If challenged with the suggestion that even workers who were educated in the ways of avant-garde music would not find his music interesting or enjoyable, the fact that present conditions make that highly improbable ensures that he can maintain faith in his socio-aesthetic convictions. The circumstance that such music as his is not widely performed is an equally double-edged phenomenon: on the one hand, it is regrettable for any artist to be denied access to an audience, however small; on the other hand, this also absolves artists from having to prove the worth of their work to a wider group of listeners, enabling them to remain in their self-imposed isolation and cling to the certainty of their own enlightenment. To speak of 'proving' is perhaps inappropriate in the context of art, of course - it would suggest the same positivism for which I have criticised Downie.

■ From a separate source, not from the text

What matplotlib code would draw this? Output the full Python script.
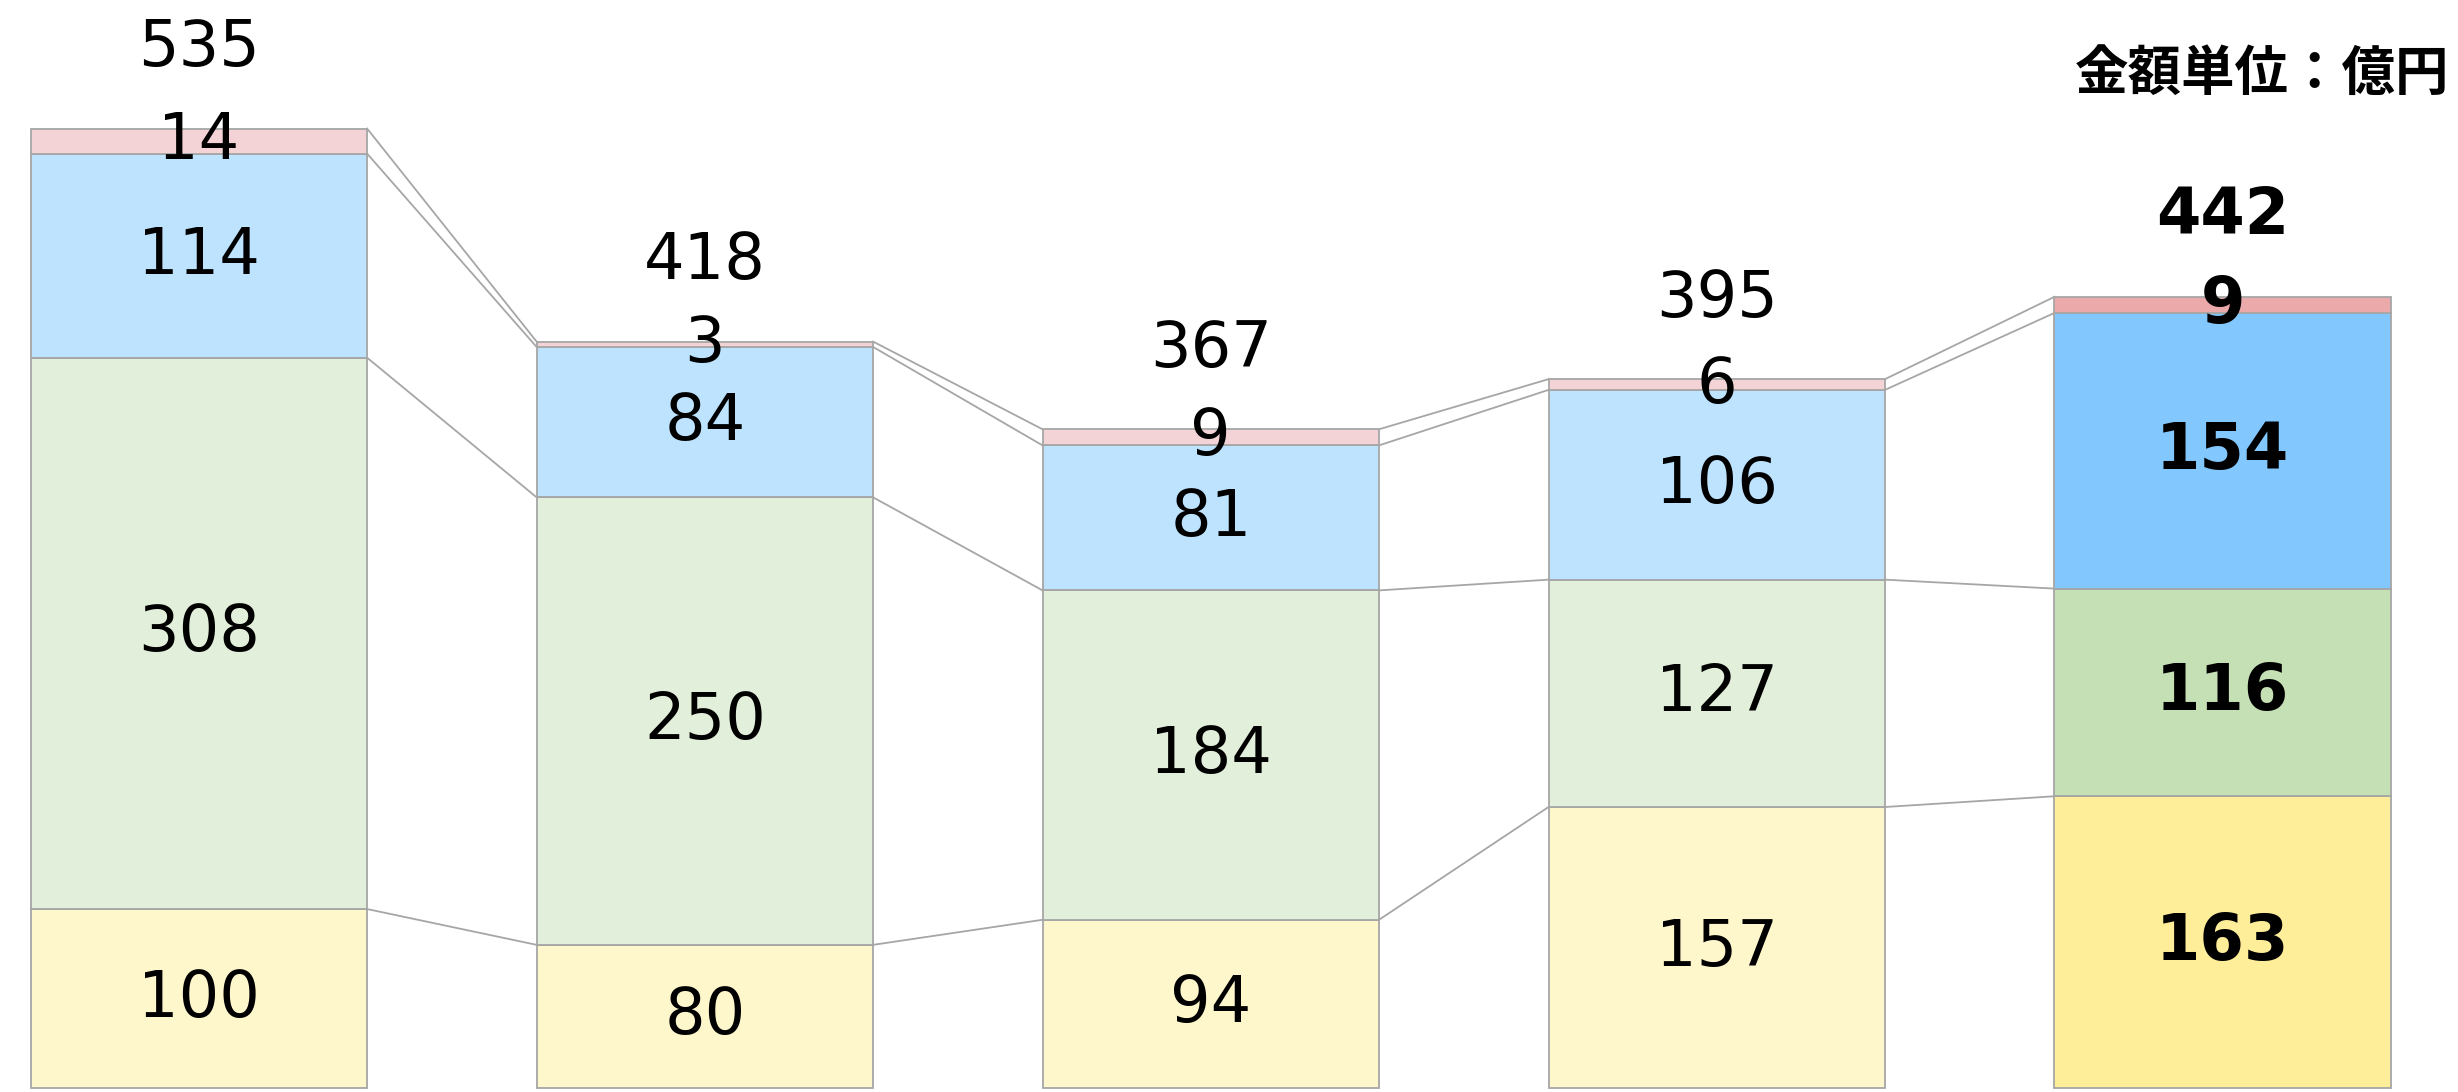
import matplotlib.pyplot as plt
import numpy as np

# segment values, bottom to top
bottom_vals = [100, 80, 94, 157, 163]
green_vals = [308, 250, 184, 127, 116]
blue_vals = [114, 84, 81, 106, 154]
pink_vals = [14, 3, 9, 6, 9]
totals = [535, 418, 367, 395, 442]

light_colors = ['#FFF7CC', '#E2EFDA', '#BDE3FF', '#F4D3D6']
dark_colors = ['#FFEE99', '#C5E0B4', '#82C8FF', '#EBA9A9']
edge = '#A6A6A6'

plt.rcParams['font.family'] = ['DejaVu Sans', 'Noto Sans CJK JP']

fig = plt.figure(figsize=(24.58, 10.92), dpi=100)
ax = fig.add_axes([0, 0, 1, 1])

x = np.arange(len(totals))
w = 0.665
layers = [bottom_vals, green_vals, blue_vals, pink_vals]
base = np.zeros(len(totals))
tops = []
for i, vals in enumerate(layers):
    vals = np.array(vals, dtype=float)
    cols = [light_colors[i]] * (len(totals) - 1) + [dark_colors[i]]
    ax.bar(x, vals, w, bottom=base, color=cols, edgecolor=edge, linewidth=1.3, zorder=2)
    for j in range(len(totals)):
        bold = 'bold' if j == len(totals) - 1 else 'normal'
        ax.text(x[j], base[j] + vals[j] / 2, str(int(vals[j])), ha='center', va='center',
                fontsize=46, fontweight=bold, zorder=3)
    base = base + vals
    tops.append(base.copy())

# connector lines between neighbouring bars
for lvl in tops:
    for j in range(len(totals) - 1):
        ax.plot([x[j] + w / 2, x[j + 1] - w / 2], [lvl[j], lvl[j + 1]],
                color=edge, linewidth=1.3, zorder=1)

for j in range(len(totals)):
    bold = 'bold' if j == len(totals) - 1 else 'normal'
    ax.text(x[j], base[j] + 45, str(totals[j]), ha='center', va='center',
            fontsize=46, fontweight=bold, zorder=3)

ax.text(0.9965, 0.932, '金額単位：億円', transform=ax.transAxes, ha='right', va='center',
        fontsize=38.5, fontweight='bold', family=['Noto Sans CJK JP', 'DejaVu Sans'])

ax.set_xlim(-0.393, 4.465)
ax.set_ylim(-2.2, 607.8)
ax.axis('off')

fig.savefig('out.png', dpi=100)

On the basis of this and other articles, I find it difficult to see how Downie's aesthetic and political views can be reconciled in anything but an insufficient fashion. The criteria he applies to art seem no different to those of politics; so why should art be relevant at all? Art, as politically informed as it might be, cannot aspire to the political significance of practical involvement, something of which Adorno himself was all too aware; but Adorno, contrary to the impression Downie might convey, was very much an adherent to the bourgeois expressive tradition, and did not see a rigorous parametric rationalisation of music as the solution (he formulates this position especially succinctly in the essay 'Das Altern der neuen Musik' ['The ageing of new music']).

Only by having one foot in each camp was Adorno able to articulate the complex dialectic of autonomy and artistic substance; in failing to do so, Downie confines himself to the pursuit of Quixotic windmills - doing justice neither to the real demands of politics nor the experiential depth of art.